Diese Entwicklung bewirkte, daß die ladinos sich hispanisierten und schließlich die indianische Kultur und den indianischen Ursprung abstritten. Sie verleugneten die Kultur ihrer Mütter.

Wir Waisenkinder

Wie Octavio Paz treffend schreibt, war der Mestize aus der Sicht der beiden moralischen Traditionen — der spanischen, begründet im Ehrgefühl, und der indianischen, die auf der sakrosankten Bedeutung der Familie beruhte — die lebendige Verkörperung der Illegitimität.

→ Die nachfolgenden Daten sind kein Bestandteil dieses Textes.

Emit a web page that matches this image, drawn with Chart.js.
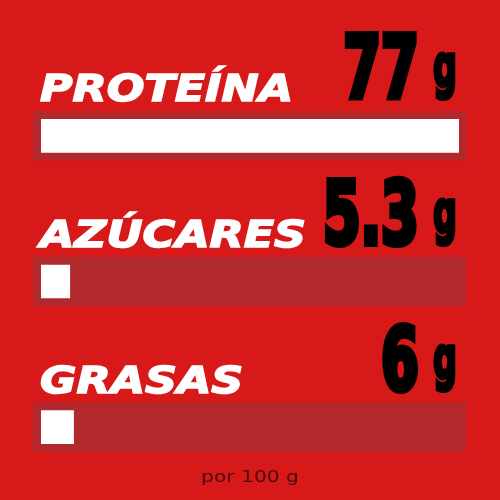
<!DOCTYPE html>
<html lang="es">

<head>
  <meta charset="UTF-8" />
  <meta name="viewport" content="width=device-width, initial-scale=1.0" />
  <title>Nutrición</title>
  <style>
    html, body { margin: 0; padding: 0; background: #d7191a; }
    #wrap { width: 500px; height: 500px; }
  </style>
</head>

<body>
  <div id="wrap">
    <canvas id="myChart"></canvas>
  </div>

  <script src="https://cdn.jsdelivr.net/npm/chart.js"></script>

  <script>
    // chart data
    const categories = ["PROTEÍNA", "AZÚCARES", "GRASAS"];
    const values = [77, 5.3, 6];
    const valueLabels = ["77", "5.3", "6"];
    const unit = "g";
    const footnote = "por 100 g";

    const bgRed = "#d7191a";
    const trackRed = "#b2292d";

    // draws text squeezed/stretched horizontally by sx, optional stroke to fatten it
    const drawScaled = (ctx, text, x, y, sx, align, lw) => {
      ctx.save();
      ctx.translate(x, y);
      ctx.scale(sx, 1);
      ctx.textAlign = align;
      if (lw) {
        ctx.lineWidth = lw;
        ctx.lineJoin = "miter";
        ctx.miterLimit = 3;
        ctx.strokeStyle = ctx.fillStyle;
        ctx.strokeText(text, 0, 0);
      }
      ctx.fillText(text, 0, 0);
      ctx.restore();
    };

    const backgroundPlugin = {
      id: "bg",
      beforeDraw(chart) {
        const c = chart.ctx;
        c.save();
        c.fillStyle = bgRed;
        c.fillRect(0, 0, chart.width, chart.height);
        c.restore();
      },
    };

    // dark track behind every bar, a bit larger than the bar itself
    const trackPlugin = {
      id: "track",
      beforeDatasetsDraw(chart) {
        const c = chart.ctx;
        const area = chart.chartArea;
        const meta = chart.getDatasetMeta(0);
        c.save();
        c.fillStyle = trackRed;
        meta.data.forEach((bar) => {
          const top = bar.y - bar.height / 2 - 8;
          c.fillRect(area.left - 8, top, area.right - area.left + 15, bar.height + 16);
        });
        c.restore();
      },
    };

    const textPlugin = {
      id: "texts",
      afterDatasetsDraw(chart) {
        const c = chart.ctx;
        const meta = chart.getDatasetMeta(0);
        c.save();
        c.textBaseline = "alphabetic";

        const numFamily = "'Liberation Sans Narrow', 'DejaVu Sans Condensed', 'Liberation Sans', sans-serif";
        const numLw = 6;
        // digits ~71px tall including the fattening stroke
        c.font = "bold 100px " + numFamily;
        const m0 = c.measureText("0");
        const numSize = (100 * (71 - numLw)) / m0.actualBoundingBoxAscent;
        c.font = "bold " + numSize + "px " + numFamily;
        const numSx = 42 / (c.measureText("0").width + numLw);

        const gLw = 4;
        c.font = "bold 100px " + numFamily;
        const mg = c.measureText("g");
        const gSize = (100 * (50 - gLw)) / (mg.actualBoundingBoxAscent + mg.actualBoundingBoxDescent);
        c.font = "bold " + gSize + "px " + numFamily;
        const mg2 = c.measureText("g");
        const gSx = 26 / (mg2.width + gLw);
        const gDesc = mg2.actualBoundingBoxDescent + gLw / 2;

        meta.data.forEach((bar, i) => {
          const base = bar.y - bar.height / 2 - 8 - 10;

          c.fillStyle = "#ffffff";
          c.font = "bold italic 37px 'DejaVu Sans', sans-serif";
          drawScaled(c, categories[i], 40, base, 1.2, "left", 1.5);

          c.fillStyle = "#000000";
          c.font = "bold " + numSize + "px " + numFamily;
          drawScaled(c, valueLabels[i], 421 - (numLw / 2) * numSx, base - numLw / 2, numSx, "right", numLw);

          c.font = "bold " + gSize + "px " + numFamily;
          drawScaled(c, unit, 432 + (gLw / 2) * gSx, base - gDesc, gSx, "left", gLw);
        });

        c.fillStyle = "#4a0a0a";
        c.font = "15px 'DejaVu Sans', sans-serif";
        drawScaled(c, footnote, 250, 482, 1.35, "center");
        c.restore();
      },
    };

    const ctx = document.getElementById("myChart");

    new Chart(ctx, {
      type: "bar",
      data: {
        labels: categories,
        datasets: [
          {
            data: values,
            backgroundColor: "#ffffff",
            borderWidth: 0,
            barThickness: 33,
          },
        ],
      },
      options: {
        indexAxis: "y",
        responsive: true,
        maintainAspectRatio: false,
        animation: false,
        layout: {
          padding: { left: 41, right: 41, top: 63, bottom: 0 },
        },
        plugins: {
          legend: { display: false },
          tooltip: { enabled: false },
        },
        scales: {
          x: { display: false, min: 0, max: Math.max(...values) },
          y: { display: false },
        },
      },
      plugins: [backgroundPlugin, trackPlugin, textPlugin],
    });
  </script>
</body>

</html>
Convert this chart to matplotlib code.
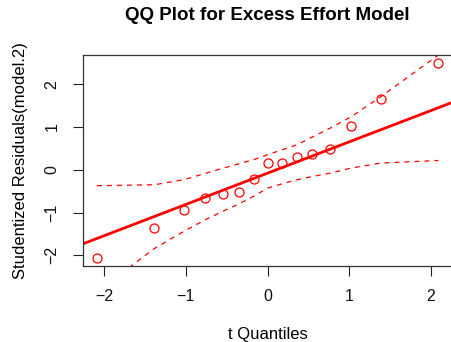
import matplotlib
matplotlib.use("Agg")
import matplotlib.pyplot as plt
import numpy as np

plt.rcParams['font.family'] = ['Liberation Sans', 'DejaVu Sans']

# Data
t_quantiles = [-2.086, -1.383, -1.024, -0.763, -0.547, -0.351, -0.171, 0.0,
               0.175, 0.355, 0.542, 0.763, 1.024, 1.387, 2.089]
stud_resid = [-2.06, -1.37, -0.94, -0.653, -0.56, -0.513, -0.218, 0.156,
              0.163, 0.295, 0.365, 0.49, 1.026, 1.66, 2.50]
env_upper = [-0.373, -0.35, -0.233, -0.085, 0.035, 0.14, 0.235, 0.35,
             0.465, 0.58, 0.76, 0.97, 1.24, 1.71, 2.68]
env_lower = [-2.85, -1.84, -1.44, -1.17, -0.97, -0.80, -0.62, -0.43,
             -0.33, -0.235, -0.16, -0.08, 0.04, 0.156, 0.217]
line_intercept = -0.079
line_slope = 0.732
x_ticks = [-2, -1, 0, 1, 2]
y_ticks = [-2, -1, 0, 1, 2]

fig = plt.figure(figsize=(4.51, 3.42), dpi=100)
ax = fig.add_axes([83.3 / 451, 1 - 265.7 / 342, (452 - 83.3) / 451, (265.7 - 55) / 342])

ax.plot(t_quantiles, stud_resid, 'o', mfc='none', mec='red', ms=6.5, mew=0.9,
        zorder=3)
ax.axline((0, line_intercept), slope=line_slope, color='red', lw=2, zorder=2)
ax.plot(t_quantiles, env_upper, color='red', lw=0.9, ls=(0, (4, 4)), zorder=2)
ax.plot(t_quantiles, env_lower, color='red', lw=0.9, ls=(0, (4, 4)), zorder=2)

xr = max(t_quantiles) - min(t_quantiles)
yr = max(stud_resid) - min(stud_resid)
ax.set_xlim(min(t_quantiles) - 0.04 * xr, max(t_quantiles) + 0.04 * xr)
ax.set_ylim(min(stud_resid) - 0.04 * yr, max(stud_resid) + 0.04 * yr)

ax.set_xticks(x_ticks)
ax.set_yticks(y_ticks)
ax.set_xticklabels(['\u22122', '\u22121', '0', '1', '2'])
ax.set_yticklabels(['\u22122', '\u22121', '0', '1', '2'], rotation=90, va='center')
ax.tick_params(axis='both', length=7, width=0.8, labelsize=11.5, pad=10,
               color='#222222', labelcolor='#111111')

for s in ax.spines.values():
    s.set_color('#333333')
    s.set_linewidth(0.9)

ax.set_title('QQ Plot for Excess Effort Model', fontsize=13.5, fontweight='bold',
             pad=25)
fig.text(267.7 / 451, 1 - 334.5 / 342, 't Quantiles', ha='center', va='center',
         fontsize=12)
fig.text(21 / 451, 1 - 160.4 / 342, 'Studentized Residuals(model.2)', ha='center',
         va='center', rotation=90, fontsize=12)

fig.savefig('out.png', dpi=100)
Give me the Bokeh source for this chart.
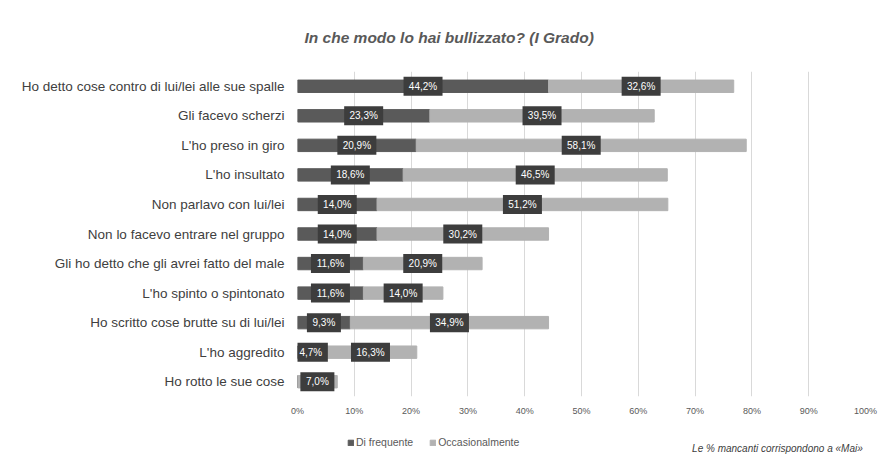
from bokeh.plotting import figure
from bokeh.layouts import column
from bokeh.models import (ColumnDataSource, Range1d, FixedTicker, PrintfTickFormatter,
                          Legend, LegendItem, Label)
from bokeh.core.properties import value
from bokeh.embed import file_html
from bokeh.resources import INLINE

categories = [
    "Ho detto cose contro di lui/lei alle sue spalle",
    "Gli facevo scherzi",
    "L'ho preso in giro",
    "L'ho insultato",
    "Non parlavo con lui/lei",
    "Non lo facevo entrare nel gruppo",
    "Gli ho detto che gli avrei fatto del male",
    "L'ho spinto o spintonato",
    "Ho scritto cose brutte su di lui/lei",
    "L'ho aggredito",
    "Ho rotto le sue cose",
]
frequente = [44.2, 23.3, 20.9, 18.6, 14.0, 14.0, 11.6, 11.6, 9.3, 4.7, 0.0]
occasionalmente = [32.6, 39.5, 58.1, 46.5, 51.2, 30.2, 20.9, 14.0, 34.9, 16.3, 7.0]
series_names = ["Di frequente", "Occasionalmente"]
x_ticks = [0, 10, 20, 30, 40, 50, 60, 70, 80, 90, 100]
title_text = "In che modo lo hai bullizzato? (I Grado)"
note_text = "Le % mancanti corrispondono  a «Mai»"

FONT = "Liberation Sans"
DARK = "#5a5a5a"
LIGHT = "#b2b2b2"
BOX = "#3d3d3d"

n = len(categories)
ys = list(range(n))
ends = [f + o for f, o in zip(frequente, occasionalmente)]

src = ColumnDataSource(dict(y=ys, f=frequente, o_end=ends))

W, H1, H2 = 886, 425, 33
LEFT, RIGHT = 297, 865
p = figure(width=W, height=H1, output_backend="svg", toolbar_location=None,
           x_range=Range1d(0, 100), y_range=Range1d(n - 0.5, -0.5),
           min_border_left=LEFT, min_border_right=W - RIGHT, min_border_top=71,
           min_border_bottom=H1 - 396)
p.outline_line_color = None
p.background_fill_color = "white"
p.border_fill_color = "white"

p.title.text = title_text
p.title.align = "left"
p.title.offset = 7
p.title.text_font = FONT
p.title.text_font_size = "15.5px"
p.title.text_font_style = "bold italic"
p.title.text_color = "#595959"
p.title.standoff = 52

r_f = p.hbar(y="y", left=0, right="f", height=0.42, color=DARK, source=src)
r_o = p.hbar(y="y", left="f", right="o_end", height=0.42, color=LIGHT, source=src)

# data labels
lx, ly, lt, lw = [], [], [], []
for i in range(n):
    for start, v in ((0.0, frequente[i]), (frequente[i], occasionalmente[i])):
        if v > 0:
            t = f"{v:.1f}".replace(".", ",") + "%"
            lx.append(start + v / 2)
            ly.append(i)
            lt.append(t)
            lw.append(14 + 5 * len(t))
lsrc = ColumnDataSource(dict(x=lx, y=ly, t=lt, w=lw))
p.rect(x="x", y="y", width="w", height=19, width_units="screen", height_units="screen",
       fill_color=BOX, line_color=None, source=lsrc)
p.text(x="x", y="y", text="t", text_font=value(FONT), text_font_size="10px",
       text_color="white", text_align="center", text_baseline="middle", source=lsrc)

# axes
p.xaxis.ticker = FixedTicker(ticks=x_ticks)
p.xaxis.formatter = PrintfTickFormatter(format="%d%%")
p.xaxis.axis_line_color = None
p.xaxis.major_tick_line_color = None
p.xaxis.minor_tick_line_color = None
p.xaxis.major_tick_out = 0
p.xaxis.major_tick_in = 0
p.xaxis.major_label_text_font = FONT
p.xaxis.major_label_text_font_size = "9px"
p.xaxis.major_label_text_color = "#595959"
p.xaxis.major_label_standoff = 9

p.yaxis.ticker = FixedTicker(ticks=ys)
p.yaxis.major_label_overrides = {i: c for i, c in enumerate(categories)}
p.yaxis.axis_line_color = None
p.yaxis.major_tick_line_color = None
p.yaxis.minor_tick_line_color = None
p.yaxis.major_tick_out = 0
p.yaxis.major_tick_in = 0
p.yaxis.major_label_text_font = FONT
p.yaxis.major_label_text_font_size = "13.5px"
p.yaxis.major_label_text_color = "#404040"
p.yaxis.major_label_standoff = 13

p.xgrid.grid_line_color = "#d9d9d9"
p.ygrid.grid_line_color = None

# bottom strip: legend and note (frame aligned with the main plot)
p2 = figure(width=W, height=H2, output_backend="svg", toolbar_location=None,
            x_range=Range1d(LEFT, RIGHT), y_range=Range1d(0, H2),
            x_axis_type=None, y_axis_type=None,
            min_border_left=LEFT, min_border_right=W - RIGHT,
            min_border_top=0, min_border_bottom=0)
p2.outline_line_color = None
p2.grid.visible = False
p2.border_fill_color = "white"
d_f = p2.hbar(y="y", left=0, right="f", height=0.42, color=DARK, source=src, visible=False)
d_o = p2.hbar(y="y", left="f", right="o_end", height=0.42, color=LIGHT, source=src,
              visible=False)

legend = Legend(items=[LegendItem(label=series_names[0], renderers=[d_f]),
                       LegendItem(label=series_names[1], renderers=[d_o])],
                orientation="horizontal", location=(347 - LEFT, 10))
legend.glyph_width = 7
legend.glyph_height = 7
legend.label_text_font = FONT
legend.label_text_font_size = "10.5px"
legend.label_text_color = "#595959"
legend.label_standoff = 2
legend.spacing = 16
legend.padding = 0
legend.margin = 0
legend.border_line_color = None
legend.background_fill_alpha = 0
legend.inactive_fill_alpha = 0
p2.add_layout(legend, "center")

p2.add_layout(Label(x=RIGHT, y=H2 - 23, text=note_text, text_align="right",
                    text_baseline="middle", text_font=FONT, text_font_size="10px",
                    text_font_style="italic", text_color="#404040"))

layout = column(p, p2, spacing=0)
open("out.html", "w").write(file_html(layout, INLINE))
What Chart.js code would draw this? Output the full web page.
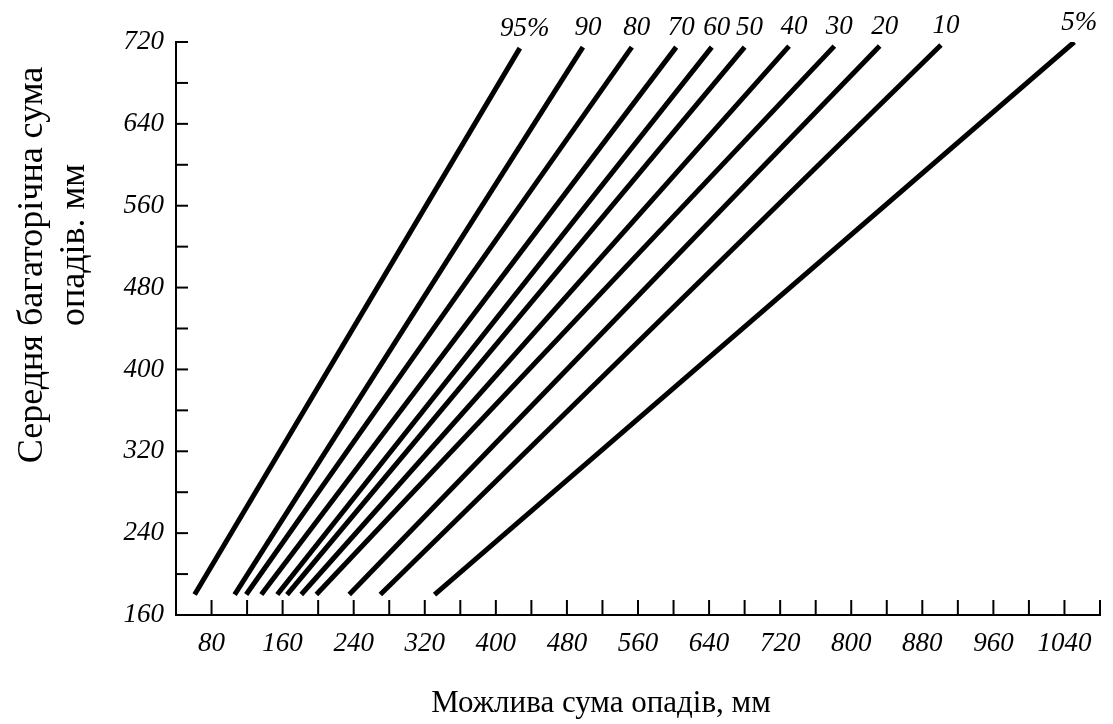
<!DOCTYPE html>
<html>
<head>
<meta charset="utf-8">
<script src="https://cdn.jsdelivr.net/npm/chart.js@4.4.0/dist/chart.umd.min.js"></script>
<style>
  html, body { margin: 0; padding: 0; background: #fff; }
  #wrap { width: 1113px; height: 724px; }
</style>
</head>
<body>
<div id="wrap"><canvas id="chart"></canvas></div>
<script>
// probability curves (%)
var curveLabels = ['95%', '90', '80', '70', '60', '50', '40', '30', '20', '10', '5%'];
var bottomX = [61, 106, 119, 136, 154, 165, 181, 198, 235, 270, 331];
var bottomY = 180;
var topX = [427, 498, 553, 603, 643, 680, 730, 781, 832, 901, 1051];
var topY = [714, 715, 715, 715, 715, 715, 716, 716, 716, 717, 720];

var xTitle = 'Можлива сума опадів, мм';
var yTitle = ['Середня багаторічна сума', 'опадів. мм'];

var datasets = curveLabels.map(function (lab, i) {
    return {
        label: lab,
        data: [{x: bottomX[i], y: bottomY}, {x: topX[i], y: topY[i]}],
        borderColor: '#000',
        borderWidth: 5,
        pointRadius: 0,
        borderCapStyle: 'butt'
    };
});

// inward tick marks like in the book figure
var innerTicks = {
    id: 'innerTicks',
    afterDraw: function (chart) {
        var ctx = chart.ctx, a = chart.chartArea;
        ctx.save();
        ctx.strokeStyle = '#000';
        ctx.lineWidth = 2;
        chart.scales.x.ticks.forEach(function (t) {
            var px = chart.scales.x.getPixelForValue(t.value);
            if (px <= a.left + 2) return;
            ctx.beginPath(); ctx.moveTo(px, a.bottom); ctx.lineTo(px, a.bottom - 15); ctx.stroke();
        });
        chart.scales.y.ticks.forEach(function (t) {
            var py = chart.scales.y.getPixelForValue(t.value);
            if (py >= a.bottom - 2) return;
            ctx.beginPath(); ctx.moveTo(a.left, py); ctx.lineTo(a.left + 12, py); ctx.stroke();
        });
        ctx.restore();
    }
};

// curve labels above line ends + axis titles
var labelsPlugin = {
    id: 'curveLabels',
    afterDatasetsDraw: function (chart) {
        var ctx = chart.ctx;
        ctx.save();
        ctx.fillStyle = '#000';
        ctx.font = 'italic 27px "Liberation Serif", serif';
        ctx.textAlign = 'center';
        ctx.textBaseline = 'bottom';
        chart.data.datasets.forEach(function (ds) {
            var last = ds.data[ds.data.length - 1];
            var px = chart.scales.x.getPixelForValue(last.x);
            var py = chart.scales.y.getPixelForValue(last.y);
            ctx.fillText(ds.label, px + 5, py - 6);
        });

        ctx.font = '31px "Liberation Serif", serif';
        ctx.textBaseline = 'middle';
        ctx.fillText(xTitle, 601, 704);
        ctx.font = '36px "Liberation Serif", serif';
        ctx.translate(33, 265);
        ctx.rotate(-Math.PI / 2);
        ctx.fillText(yTitle[0], 0, 0);
        ctx.fillText(yTitle[1], 20, 42);
        ctx.restore();
    }
};

var tickFont = {family: '"Liberation Serif", serif', size: 27, style: 'italic'};

new Chart(document.getElementById('chart').getContext('2d'), {
    type: 'line',
    data: {datasets: datasets},
    plugins: [innerTicks, labelsPlugin],
    options: {
        responsive: true,
        maintainAspectRatio: false,
        animation: false,
        layout: {padding: {top: 42, right: 4, left: 0, bottom: 0}},
        plugins: {legend: {display: false}, tooltip: {enabled: false}},
        scales: {
            x: {
                type: 'linear',
                min: 40,
                max: 1080,
                afterFit: function (s) { s.height = 109; },
                grid: {display: false, drawTicks: false},
                border: {display: true, color: '#000', width: 2},
                ticks: {
                    stepSize: 40,
                    autoSkip: false,
                    maxRotation: 0,
                    padding: 13,
                    color: '#000',
                    font: tickFont,
                    callback: function (v) { return v % 80 === 0 ? String(v) : ''; }
                }
            },
            y: {
                type: 'linear',
                min: 160,
                max: 720,
                afterFit: function (s) { s.width = 176; },
                grid: {display: false, drawTicks: false},
                border: {display: true, color: '#000', width: 2},
                ticks: {
                    stepSize: 40,
                    autoSkip: false,
                    padding: 12,
                    color: '#000',
                    font: tickFont,
                    callback: function (v) { return v % 80 === 0 ? String(v) : ''; }
                }
            }
        }
    }
});
</script>
</body>
</html>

Wir können feststellen, daß während der Kolonialzeit die Identitätskonflikte entstanden und zusammenkamen, die bis heute in uns weiterleben. Ein Verwaistsein — in dreifacher Hinsicht: die spirituelle Verwaisung der Indios, die Verwaisung der Kreolen (Mischlinge aus Spaniern und Schwarzen) durch die Trennung vom heimatlichen Boden und die Verwaisung von der mütterlichen Kultur, unter der die Mestizen leiden. In alldem gibt es lediglich einen kulturellen Bezugspunkt — die spanische Kultur.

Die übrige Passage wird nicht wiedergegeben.